Nos enseñaron a ser buenas hijas, buenas alumnas, buenas ciudadanas. A no molestar, a no señalar, a no exagerar. A tragar. A disimular. A no tener enemigos. Pero ¿qué pasa cuando tus enemigos viven en tu misma calle? ¿Qué pasa cuando los errores de otros se cuelgan de tu nombre, de tu cuerpo, de tu memoria? ¿Dónde está la justicia cuando el silencio es la única respuesta?
Y luego están las redes. Que prometían libertad, comunidad, y acabaron llenas de filtros, linchamientos y vigilancia. Donde una foto puede ser arma. Un audio, sentencia. Un mensaje, humillación pública. Donde el bullying no se queda en clase: te persigue en el bolsillo. Te despierta con notificaciones. Te roba el sueño.
Las redes han multiplicado el poder del acosador. Le dan altavoz, pero también máscara. No ves su cara. No escuchas su voz. Pero sientes su peso. Y, a veces, el entorno no lo ve. Porque sigue funcionando. Porque no falta a clase. Porque hace los deberes. Porque no hay sangre.
Y hay algo más. Algo que no se dice lo suficiente. Que los niños y adolescentes que acosan no nacen sabiendo hacer daño. Lo aprenden. En casa, en el entorno, en lo que se tolera, en lo que se celebra. A veces con ejemplos explícitos. A veces, con silencios. No es cuestión de demonizar la infancia, ni de pensar que todos los niños son crueles por naturaleza. Es cuestión de presencia y responsabilidad.
Hay familias que se preocupan mucho porque sus hijos sean funcionales. Que saquen buenas notas. Que tengan amigos. Que no den problemas. Que encajen. Pero ser funcional no es lo mismo que ser empático. Y ser carismático no es lo mismo que ser justo. A veces, el niño que parece encantador en casa es un pequeño tirano en el aula. A veces, el gracioso del grupo es el que está destrozando a otra niña por dentro.

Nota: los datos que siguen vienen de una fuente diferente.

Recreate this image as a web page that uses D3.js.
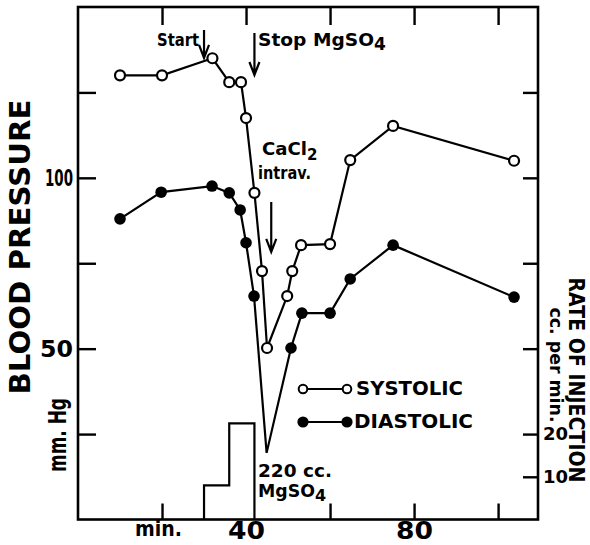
<!DOCTYPE html>
<html>
<head>
<meta charset="utf-8">
<script src="https://cdn.jsdelivr.net/npm/d3@7"></script>
<style>
body { margin: 0; background: #fff; }
text { font-family: "DejaVu Sans", sans-serif; font-weight: bold; fill: #000; }
</style>
</head>
<body>
<div id="chart-area"></div>
<script>
// data (time in min, pressure in mm Hg)
const systolicTime  = [10, 20, 32, 36, 38.8, 40, 42, 43.8, 45, 49.8, 51, 53.1, 60, 64.8, 75, 103.8];
const systolicValue = [130, 130, 135, 128, 128, 117.5, 95.6, 72.7, 50.2, 65.4, 72.7, 80.3, 80.6, 105.2, 115.2, 105];

const diastolicTime  = [10, 19.8, 31.9, 36, 38.6, 40, 41.9, 44.9, 50.7, 53.3, 60, 64.8, 75, 103.8];
const diastolicValue = [88, 95.8, 97.6, 95.6, 90.6, 81, 65.4, 19.5, 50.2, 60.4, 60.4, 70.4, 80.3, 65.1];
const diastolicNoDot = [44.9];   // bottom of the dip has no marker

// injection rate, cc per min
const injectionStart = [30, 36];
const injectionEnd   = [36, 42];
const injectionRate  = [8, 22.5];

const bpTicks = [25, 50, 75, 100, 125];
const bpLabels = [50, 100];
const timeTicks = [20, 40, 60, 80, 100];
const timeLabels = {20: "min.", 40: "40", 60: "", 80: "80", 100: ""};
const rateTicks = [10, 20, 40, 60, 80, 100];
const rateLabels = [10, 20];

let width = 590,
	height = 545;

let svg = d3.select("#chart-area")
	.append("svg")
	.attr("width", width)
	.attr("height", height);

let xScale = d3.scaleLinear().domain([0, 109.5]).range([78, 538]);
let yScale = d3.scaleLinear().domain([0, 150]).range([519.5, 7]);
let rateScale = d3.scaleLinear().domain([0, 120]).range([519.5, 7]);

// frame
svg.append("rect")
	.attr("x", xScale(0))
	.attr("y", yScale(150))
	.attr("width", xScale(109.5) - xScale(0))
	.attr("height", yScale(0) - yScale(150))
	.attr("fill", "none")
	.attr("stroke", "#000")
	.attr("stroke-width", 2.6);

function styleAxis(g, size) {
	g.select(".domain").remove();
	g.selectAll(".tick line").attr("stroke", "#000").attr("stroke-width", 2.4);
	g.selectAll("text").attr("font-size", size);
}

// left axis
let leftAxis = svg.append("g")
	.attr("transform", "translate(" + xScale(0) + ",0)")
	.call(d3.axisLeft(yScale).tickValues(bpTicks).tickSize(-18).tickPadding(5)
		.tickFormat(d => bpLabels.includes(d) ? d : ""));
styleAxis(leftAxis, 23);
leftAxis.selectAll("text")
	.filter(d => bpLabels.includes(d))
	.attr("textLength", d => d == 100 ? 28 : 33)
	.attr("lengthAdjust", "spacingAndGlyphs");

// top ticks
let topAxis = svg.append("g")
	.attr("transform", "translate(0," + yScale(150) + ")")
	.call(d3.axisTop(xScale).tickValues(timeTicks).tickSize(-18).tickFormat(""));
styleAxis(topAxis, 10);

// bottom axis
let bottomAxis = svg.append("g")
	.attr("transform", "translate(0," + yScale(0) + ")")
	.call(d3.axisBottom(xScale).tickValues(timeTicks).tickSize(-16).tickPadding(2)
		.tickFormat(d => timeLabels[d]));
styleAxis(bottomAxis, 25);
bottomAxis.selectAll(".tick").filter(d => d == 40).select("line").remove();
bottomAxis.selectAll("text").filter(d => d == 40 || d == 80)
	.attr("textLength", 37)
	.attr("lengthAdjust", "spacingAndGlyphs");
bottomAxis.selectAll("text").filter(d => d == 20)
	.attr("font-size", 21)
	.attr("x", -4)
	.attr("dy", "0.68em")
	.attr("textLength", 47)
	.attr("lengthAdjust", "spacingAndGlyphs");

// right axis (rate of injection)
let rightAxis = svg.append("g")
	.attr("transform", "translate(" + xScale(109.5) + ",0)")
	.call(d3.axisRight(rateScale).tickValues(rateTicks).tickSize(-15).tickPadding(5)
		.tickFormat(d => rateLabels.includes(d) ? d : ""));
styleAxis(rightAxis, 18);

// injection histogram
let steps = [];
injectionRate.forEach((r, i) => {
	steps.push([injectionStart[i], i == 0 ? 0 : injectionRate[i - 1]]);
	steps.push([injectionStart[i], r]);
	steps.push([injectionEnd[i], r]);
});
steps.push([injectionEnd[injectionEnd.length - 1], 0]);

svg.append("path")
	.attr("d", d3.line().x(d => xScale(d[0])).y(d => rateScale(d[1]))(steps))
	.attr("fill", "none")
	.attr("stroke", "#000")
	.attr("stroke-width", 2.2);

// series
let systolic = systolicTime.map((t, i) => ({t: t, v: systolicValue[i]}));
let diastolic = diastolicTime.map((t, i) => ({t: t, v: diastolicValue[i]}));

let line = d3.line().x(d => xScale(d.t)).y(d => yScale(d.v));

[systolic, diastolic].forEach(s => {
	svg.append("path")
		.attr("d", line(s))
		.attr("fill", "none")
		.attr("stroke", "#000")
		.attr("stroke-width", 2.2);
});

svg.selectAll("circle.dia")
	.data(diastolic.filter(d => !diastolicNoDot.includes(d.t)))
	.enter()
	.append("circle")
	.attr("class", "dia")
	.attr("r", 5.8)
	.attr("cx", d => xScale(d.t))
	.attr("cy", d => yScale(d.v))
	.attr("fill", "#000");

svg.selectAll("circle.sys")
	.data(systolic)
	.enter()
	.append("circle")
	.attr("class", "sys")
	.attr("r", 5)
	.attr("cx", d => xScale(d.t))
	.attr("cy", d => yScale(d.v))
	.attr("fill", "#fff")
	.attr("stroke", "#000")
	.attr("stroke-width", 2.2);

// arrows
const arrows = [
	{t: 30, from: 143.3, to: 135.1},
	{t: 42, from: 142.4, to: 130.1},
	{t: 46, from: 92.9, to: 78.3}
];
arrows.forEach(a => {
	let ax = xScale(a.t), y1 = yScale(a.from), y2 = yScale(a.to);
	svg.append("path")
		.attr("d", "M" + ax + "," + y1 + "V" + y2 + "M" + (ax - 5) + "," + (y2 - 13) + "L" + ax + "," + y2 + "L" + (ax + 5) + "," + (y2 - 13))
		.attr("fill", "none")
		.attr("stroke", "#000")
		.attr("stroke-width", 2.2);
});

// labels
function label(txt, x, y, size, len) {
	let t = svg.append("text").attr("x", x).attr("y", y).attr("font-size", size).text(txt);
	if (len) t.attr("textLength", len).attr("lengthAdjust", "spacingAndGlyphs");
	return t;
}
function withSub(main, sub, x, y, size, len, subSize, subDy) {
	let t = svg.append("text").attr("x", x).attr("y", y).attr("font-size", size);
	t.append("tspan").text(main).attr("textLength", len).attr("lengthAdjust", "spacingAndGlyphs");
	t.append("tspan").text(sub).attr("dy", subDy).attr("font-size", subSize);
	return t;
}

label("Start", 157, 46, 18, 42);
withSub("Stop MgSO", "4", 258, 46, 18, 116, 17, 4);
withSub("CaCl", "2", 262, 155, 17, 45, 15, 5);
label("intrav.", 258, 179, 17, 53);
label("220 cc.", 258, 477, 17, 74);
withSub("MgSO", "4", 258, 497, 17, 57, 16, 4);

// legend
const legendY = [389, 422];
[0, 1].forEach(i => {
	let ly = legendY[i];
	svg.append("line")
		.attr("x1", 303).attr("x2", 347)
		.attr("y1", ly).attr("y2", ly)
		.attr("stroke", "#000").attr("stroke-width", 2.2);
	[303, 347].forEach(cx => {
		svg.append("circle")
			.attr("cx", cx).attr("cy", ly)
			.attr("r", i == 0 ? 4.3 : 5.6)
			.attr("fill", i == 0 ? "#fff" : "#000")
			.attr("stroke", "#000")
			.attr("stroke-width", i == 0 ? 2 : 0);
	});
});
label("SYSTOLIC", 356, 395, 20, 107);
label("DIASTOLIC", 354, 428, 20, 119);

// axis titles
svg.append("text")
	.attr("transform", "translate(30,247) rotate(-90)")
	.attr("text-anchor", "middle")
	.attr("font-size", 28)
	.attr("textLength", 295)
	.attr("lengthAdjust", "spacingAndGlyphs")
	.text("BLOOD PRESSURE");

svg.append("text")
	.attr("transform", "translate(66,435) rotate(-90)")
	.attr("text-anchor", "middle")
	.attr("font-size", 24)
	.attr("textLength", 74)
	.attr("lengthAdjust", "spacingAndGlyphs")
	.text("mm. Hg");

svg.append("text")
	.attr("transform", "translate(569,380) rotate(90)")
	.attr("text-anchor", "middle")
	.attr("font-size", 21)
	.attr("textLength", 205)
	.attr("lengthAdjust", "spacingAndGlyphs")
	.text("RATE OF INJECTION");

svg.append("text")
	.attr("transform", "translate(550,365) rotate(90)")
	.attr("text-anchor", "middle")
	.attr("font-size", 18)
	.attr("textLength", 115)
	.attr("lengthAdjust", "spacingAndGlyphs")
	.text("cc. per min.");
</script>
</body>
</html>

Y no basta con decir «mi hijo no es así». Hay que saberlo. Hay que mirarlo. Hay que preguntarse si hace daño, si se ríe de los demás, si participa en burlas, si calla cuando debería frenar. Porque el acoso no siempre empieza con una paliza. A veces empieza con una risa. Con una mirada cómplice. Con un silencio. Y no hay escuela, ni ley, ni red social que pueda actuar si en casa no se enseña primero a reconocer la violencia que se disfraza de broma.